The goal is not to push children into a career path too early. It is to widen their view of what learning can lead to. When a child says, “I want to be a scientist,” what they often mean is, “I liked asking questions and finding answers.” That spark is worth protecting.

Programs shaped around real-world professions also give children language for their interests. They begin to connect school subjects with real jobs, real tools, and real impact. That makes learning feel relevant, which is especially important for children who do not always respond to traditional instruction.

How schools can make learning journeys more meaningful

A school does not need the most elaborate program to create impact. What matters is the fit between the experience and the learners. A smaller, well-run session with strong facilitation will often outperform a bigger event with weak educational structure.

It helps to start with a simple question: what should children walk away knowing, feeling, or wanting to explore next? Some schools may want a science focus. Others may prioritize teamwork, confidence, or career awareness. The answer shapes the right kind of program.

Good communication with families also strengthens the outcome.
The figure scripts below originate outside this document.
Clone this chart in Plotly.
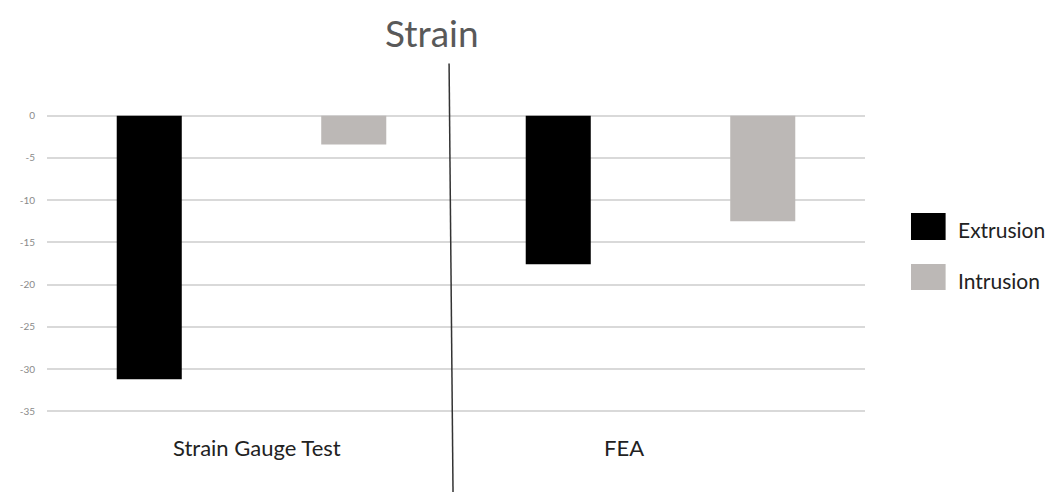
import plotly.graph_objects as go

categories = ["Strain Gauge Test", "FEA"]
series_names = ["Extrusion", "Intrusion"]
extrusion = [-31.2, -17.6]
intrusion = [-3.4, -12.5]
colors = ["#000000", "#bcb8b6"]
y_ticks = [0, -5, -10, -15, -20, -25, -30, -35]

fig = go.Figure()
for name, vals, col in zip(series_names, [extrusion, intrusion], colors):
    fig.add_trace(go.Bar(x=categories, y=vals, name=name, marker=dict(color=col, line=dict(width=0)),
                         showlegend=False))

# page has an 8px body margin: figure pixel = reference pixel - 8
OFF = 8
W, H = 1056, 492
PAD = 0.2
ppu = (411 - 116) / 35.0
L = 38.5 - OFF
R = 865.5 - OFF
T = 116 - PAD * ppu - OFF
B = 411 + PAD * ppu - OFF

def px(x):
    return (x - OFF - L) / (R - L)
def py(y):
    return (B - (y - OFF)) / (B - T)

annotations = []
shapes = []
annotations.append(dict(text="Strain", xref="paper", yref="paper", x=px(428), y=py(OFF + 1),
                        showarrow=False, font=dict(size=37, color="#595959", family="Lato"),
                        xanchor="center", yanchor="top"))
for cat, cx in zip(categories, [251, 622]):
    annotations.append(dict(text=cat, xref="paper", yref="paper", x=px(cx), y=py(447),
                            showarrow=False, font=dict(size=22, color="#222222", family="Lato"),
                            xanchor="center", yanchor="middle"))
for name, col, (y0, y1), ty in zip(series_names, colors, [(213, 240), (264, 290)], [230, 280]):
    shapes.append(dict(type="rect", xref="paper", yref="paper", x0=px(912), x1=px(947),
                       y0=py(y1), y1=py(y0), fillcolor=col, line=dict(width=0)))
    annotations.append(dict(text=name, xref="paper", yref="paper", x=px(957), y=py(ty),
                            showarrow=False, font=dict(size=21, color="#222222", family="Lato"),
                            xanchor="left", yanchor="middle"))
shapes.append(dict(type="line", xref="paper", yref="paper", x0=px(445), y0=py(64), x1=px(449), y1=py(492),
                   line=dict(color="#333333", width=1.5)))

fig.update_layout(
    width=W, height=H,
    margin=dict(l=L, r=W - R, t=T, b=H - B, pad=0),
    paper_bgcolor="white", plot_bgcolor="white",
    barmode="group", bargap=0.0, bargroupgap=0.682,
    annotations=annotations, shapes=shapes,
    font=dict(family="Lato"),
)
fig.update_xaxes(range=[-0.5, 1.5], showticklabels=False, showgrid=False, zeroline=False,
                 showline=False, ticks="")
fig.update_yaxes(range=[-35 - PAD, PAD], tickvals=y_ticks, ticktext=[str(v) for v in y_ticks],
                 showgrid=True, gridcolor="#d9d9d9", gridwidth=1.5, zeroline=False, showline=False,
                 tickfont=dict(size=10, color="#8a8a8a", family="Lato"), ticklabelstandoff=11)

fig.write_html("out.html")
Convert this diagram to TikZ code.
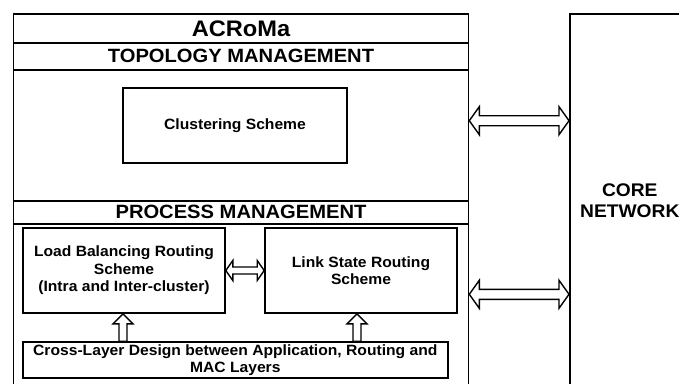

When parents know what children are exploring, they can continue the conversation at home. That might mean asking what problem they solved, what tool they used, or which role they enjoyed most. Those small follow-up moments help extend the learning beyond the event itself.

For schools and partners looking for turnkey options, providers that combine hands-on STEM design, child-centered facilitation, and career-inspired themes can remove a lot of planning pressure. Little Skoolz is one example of how this model can work well, especially when schools want experiences that are exciting for children but still grounded in developmental outcomes.

The long-term value of school learning journeys for kids

A single learning journey will not transform a child overnight. But repeated experiences like these can shape how children feel about learning over time. They begin to expect that learning can be active, meaningful, and connected to life beyond the classroom.

That mindset matters. Children who associate learning with discovery are more likely to stay engaged when subjects become harder. Children who practice solving problems in playful settings often carry that confidence into new situations. And children who are exposed to a wider world of roles and ideas may grow up with stronger imagination about their own future.

There is no one perfect format for every school or every child. Some groups will thrive in science investigation, others in dramatic role-play, and others in collaborative challenges. What matters is choosing experiences that respect how children actually learn – through movement, curiosity, conversation, and doing.

When a learning journey is designed well, the result is bigger than a memorable day. It gives children a reason to wonder, a chance to participate, and a new way to see themselves in the world. That is the kind of learning that tends to last.